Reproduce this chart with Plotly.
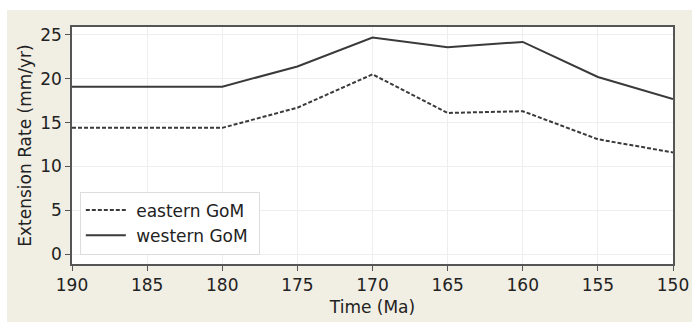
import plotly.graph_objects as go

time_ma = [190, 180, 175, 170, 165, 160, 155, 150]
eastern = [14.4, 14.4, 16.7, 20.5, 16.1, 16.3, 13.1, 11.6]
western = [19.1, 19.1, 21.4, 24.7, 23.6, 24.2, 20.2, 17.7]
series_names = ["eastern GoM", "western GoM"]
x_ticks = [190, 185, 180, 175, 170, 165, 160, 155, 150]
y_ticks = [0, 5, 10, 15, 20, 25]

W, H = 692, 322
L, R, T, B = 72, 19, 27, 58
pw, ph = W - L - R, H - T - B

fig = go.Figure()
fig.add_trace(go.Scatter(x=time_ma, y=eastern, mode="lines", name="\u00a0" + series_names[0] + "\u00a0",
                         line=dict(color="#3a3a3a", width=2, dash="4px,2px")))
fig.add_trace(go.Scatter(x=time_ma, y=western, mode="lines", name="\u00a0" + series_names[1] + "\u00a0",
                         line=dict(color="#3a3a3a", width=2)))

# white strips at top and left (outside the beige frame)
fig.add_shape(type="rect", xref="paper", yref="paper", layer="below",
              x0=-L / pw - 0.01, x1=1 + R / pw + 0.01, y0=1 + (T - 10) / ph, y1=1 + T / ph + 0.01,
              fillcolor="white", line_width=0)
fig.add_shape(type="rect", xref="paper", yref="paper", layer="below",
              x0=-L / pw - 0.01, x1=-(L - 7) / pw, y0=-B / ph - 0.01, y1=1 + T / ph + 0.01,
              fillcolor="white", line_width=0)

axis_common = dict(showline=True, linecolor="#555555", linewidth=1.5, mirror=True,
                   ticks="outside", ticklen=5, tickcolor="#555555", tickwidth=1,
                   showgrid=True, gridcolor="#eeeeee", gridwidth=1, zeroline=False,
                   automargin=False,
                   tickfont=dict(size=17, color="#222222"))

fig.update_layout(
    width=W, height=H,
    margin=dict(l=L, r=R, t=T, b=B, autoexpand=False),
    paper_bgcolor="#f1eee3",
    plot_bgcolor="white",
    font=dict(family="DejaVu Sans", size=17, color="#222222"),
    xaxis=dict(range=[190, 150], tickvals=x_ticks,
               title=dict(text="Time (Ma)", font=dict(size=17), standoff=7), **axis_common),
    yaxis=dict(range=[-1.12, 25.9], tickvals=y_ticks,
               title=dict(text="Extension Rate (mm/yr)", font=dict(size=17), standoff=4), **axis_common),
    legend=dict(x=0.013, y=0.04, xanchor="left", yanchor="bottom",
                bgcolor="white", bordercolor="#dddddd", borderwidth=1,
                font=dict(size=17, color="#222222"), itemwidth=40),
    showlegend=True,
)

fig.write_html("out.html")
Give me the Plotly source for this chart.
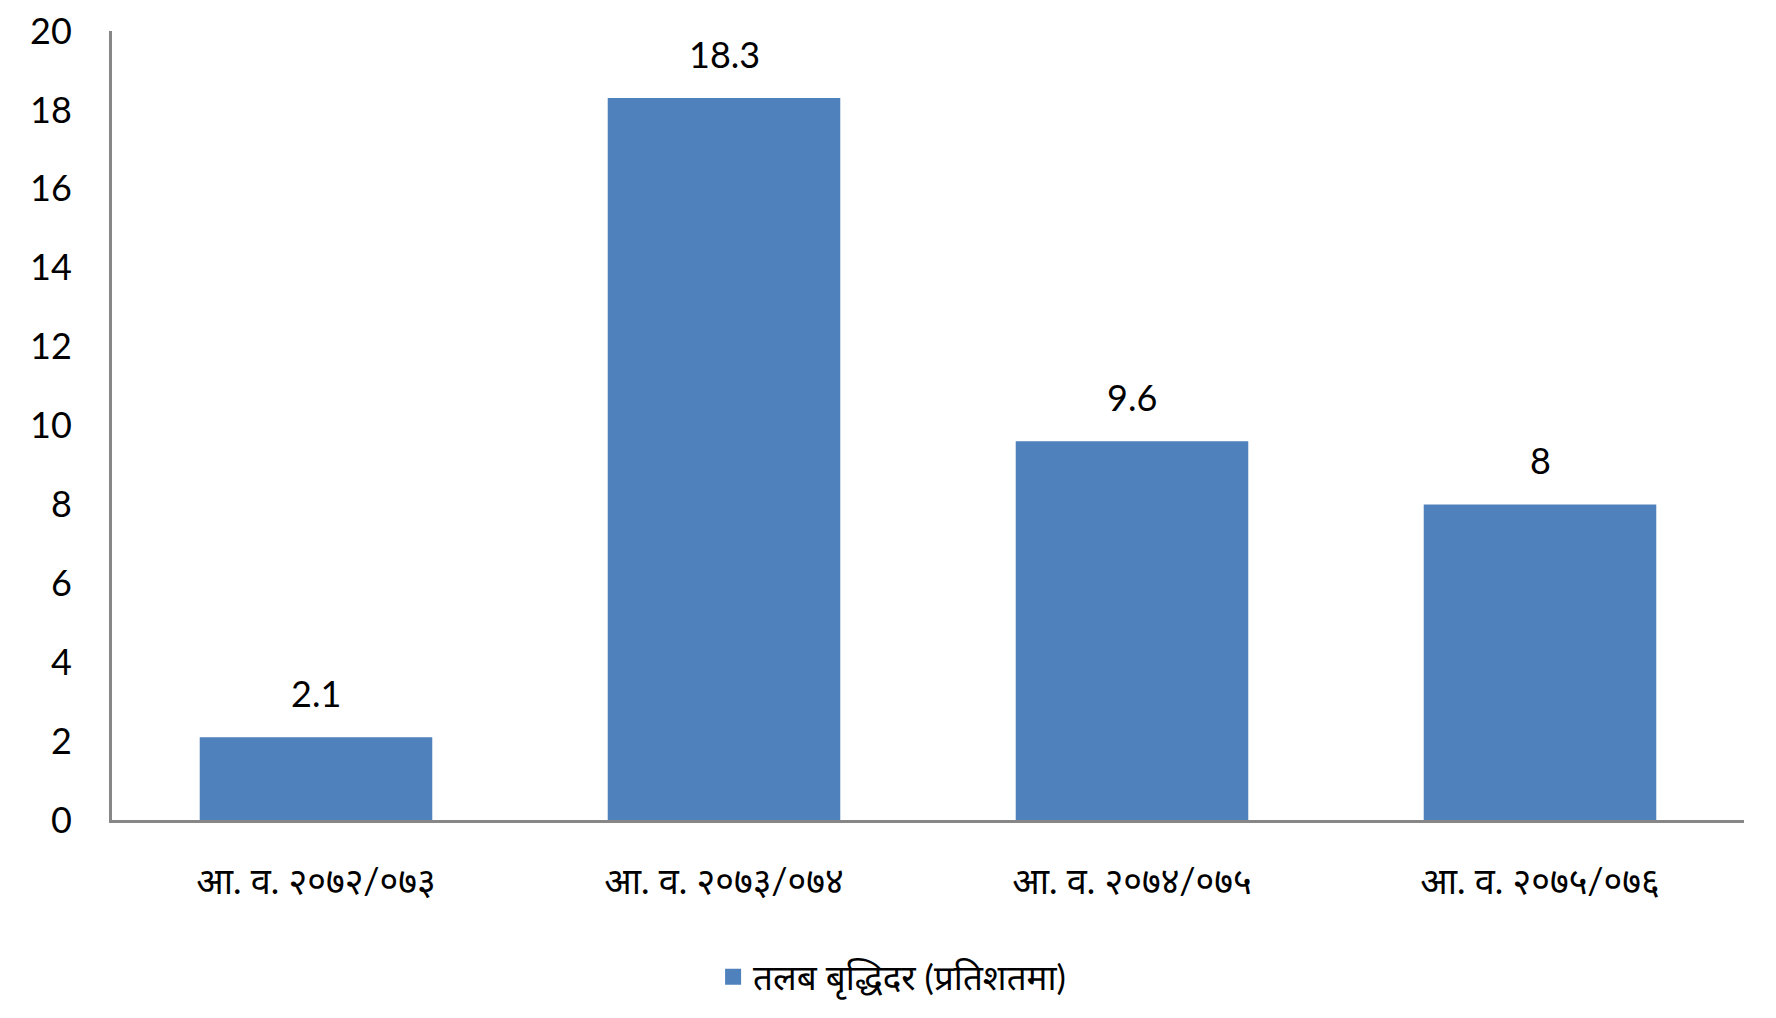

To do >> Pick out all the lines with the word "this" in them and copy them.

The result >>
Reproduce this chart with Plotly.
Give me the Plotly source for this chart.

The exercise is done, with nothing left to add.